Microsoft says that it's okay to steal web content because it's 'freeware.'

  • Someone's reasons for sharing information are coloured by the situation at the time of sharing it, amongst many other factors.

    Two years ago (say) no one predicted the meteoric rise of LLMs and their voracious appetite for data sets for training. These beasties are not simply search engines that are better direction pointers to your stuff (with a frisson of ads) but insist on being the final word and keep you out. To be blunt: It is stealing.

    The implied contract for publishing on the web has changed again, just as it has several times in the past. The worst thing here is the use of the term "freeware". Describing original content, displayed for all to see as -ware is outrageous.

    They might as well describe the content on Spotify and co as freeware ... bear with me: you could scrape wifi connections through your publicly available APs or even do some more broadband funky spectrum capture analysis and claim that is what an internet search engine does in its spare time and all is fine (lol).

    LLMs and GenAI are quite interesting things but I do not think that they are the last word in ... AI. Anyway the latest cool thingie cannot be allowed to break whatever the current unspoken and somewhat undefined social contract is in place.

    This bloke from MS seems to have forgotten that there really is a social contract of some sort and that if you say: "fuck you lot, omnomnom ... mmmm data ... ... laters (lol)" there might be some come back.

  • It’s a pro-AI position but not really controversial?

    My reading is he is saying content that is not under an explicit license for usage, that is made available publicly and freely, is fair game for training.

    > In his remarks, Suleyman claimed that all content shared on the web is available to be used for AI training unless a content producer says otherwise specifically.

    > "With respect to content that is already on the open web, the social contract of that content since the 90s has been that it is fair use. Anyone can copy it, recreate with it, reproduce with it. That has been freeware, if you like. That's been the understanding," said Suleyman.

    > "There's a separate category where a website or a publisher or a news organization had explicitly said, 'do not scrape or crawl me for any other reason than indexing me so that other people can find that content.' That's a gray area and I think that's going to work its way through the courts."

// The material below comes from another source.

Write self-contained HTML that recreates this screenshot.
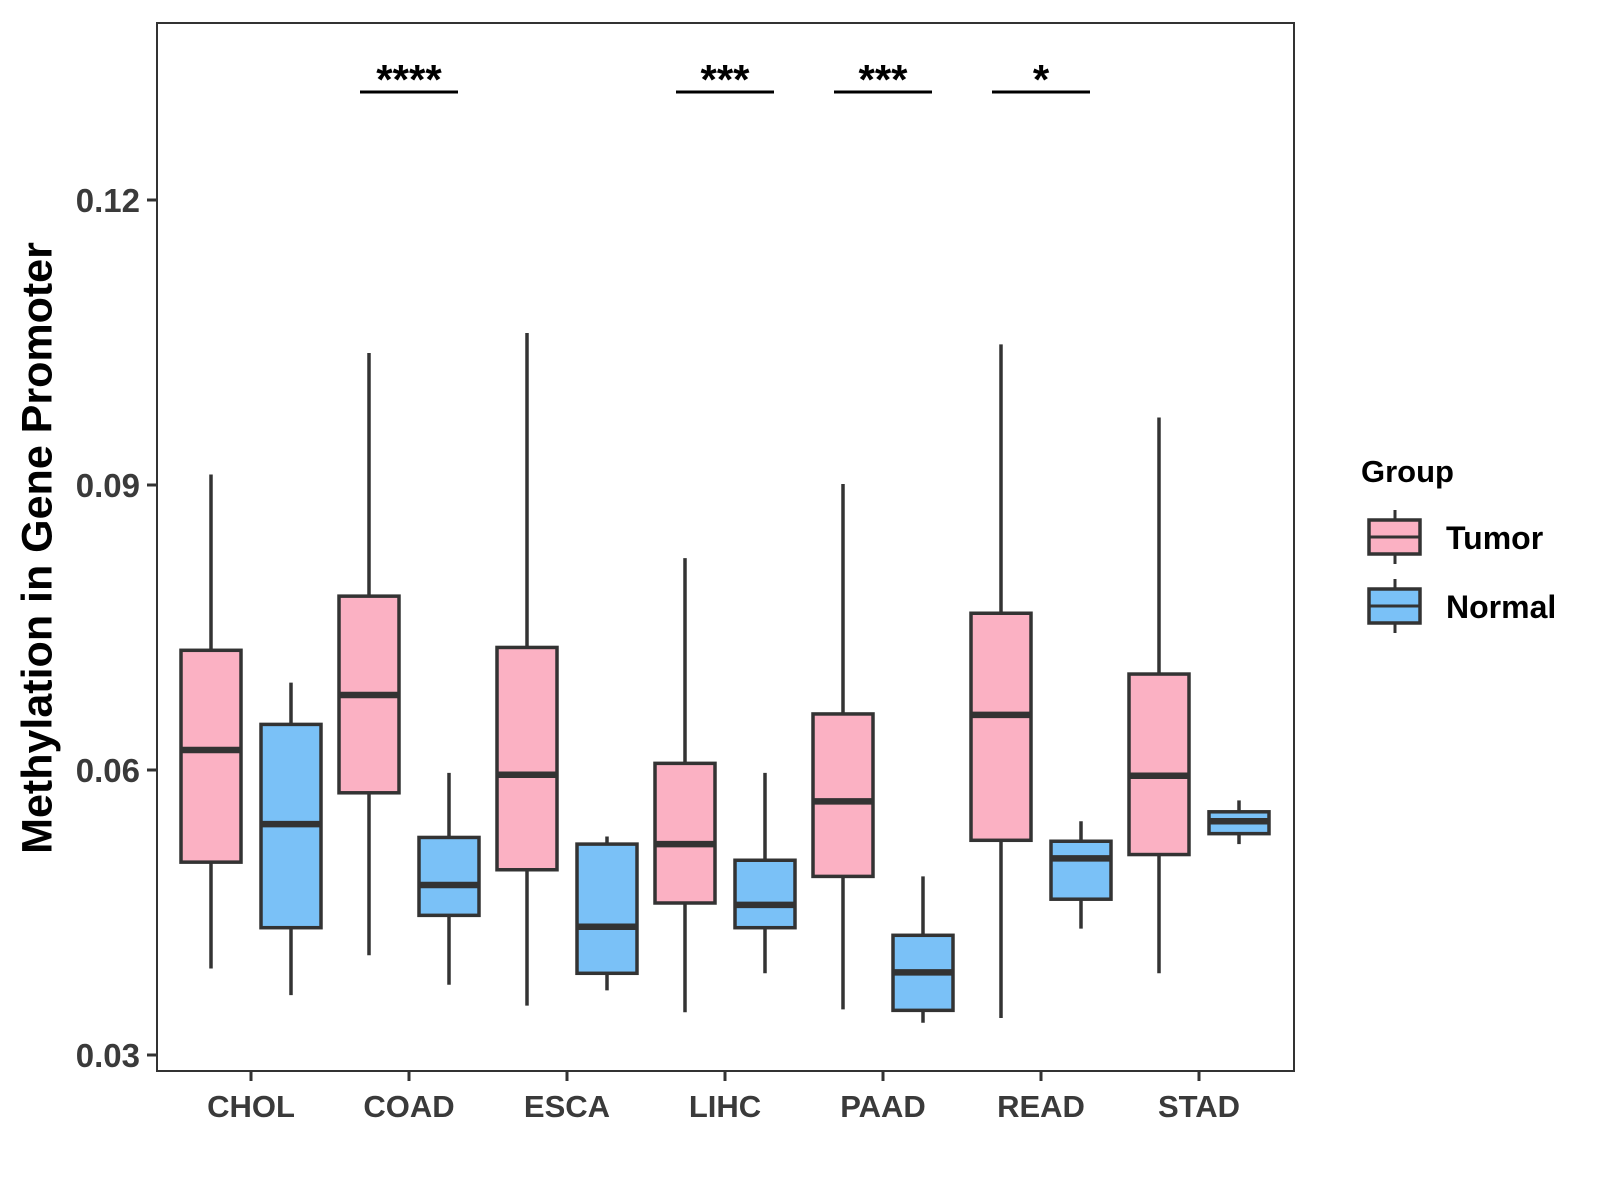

  • It's ironic that Microsoft used copyright protection and IP law for years to secure a dominant market position, and now they don't need to play by the same rules because "something something AI".

  • Before we get too upset... can we verify this is MSFT's official position? I suspect this may be hyperbole. It could be Sulyman was constructing a hypothetical point that didn't survive translation into click-bait. That being said... MSFT has a history of chicanery. I'm off to try to find original sources. If anyone else has any, please provide a link.

    FWIW... I found a few videos related to Endicott's story:

    * This is a quick 5 minute video where Suleyman talks about how indeterminacy is good. So... you know... it's a good think that Co-Pilot can't tell you why it thinks it needs to dump 800 line of java code into your hello world program. At around 3:44, he confuses LLMs (with a surface understanding of syntax married with a markov chain on steroids) with people (who as best we can tell have a different understanding of the thing represented.) Corporate management confusing the the map with the territory? Who could have forseen such a thing: https://youtu.be/GsGFYoIx1YM

    * This one seems to be the longer version, but I'm still looking for where Endicott's quote comes from, but around the 14minute mark is where the conversation turns towards "who owns the ip" used to train LLMs and the terms "Fair Use" and "Freeware" are used around the 14m50s mark: https://youtu.be/lPvqvt55l3A

    [EDIT: So... yes... get out the pitch-forks... Microsoft is saying anything on the web is inherently freeware or subject to fair use even if you think you remember putting a copyright notice on it (or, as is mentioned in US copyright law, the creator automatically receives copyright protections upon creation of the work.)]

  • Of course it's okay.

    I make an http _REQUEST_, the server voluntarily fulfills the request.

    Why is it okay for a person to view your content, memorize it, and use it as a base for new content while it's not okay for an AI? at the end of the day it is the same thing.

  • The Windows source code was leaked onto the web many years ago wasn't it? Guess that makes it freeware too.

  • With this logic, so is pirated software right? It's free because it's on the internet.

  • This doesn't deprive the original owner, so they should use "share" or "pirate" instead.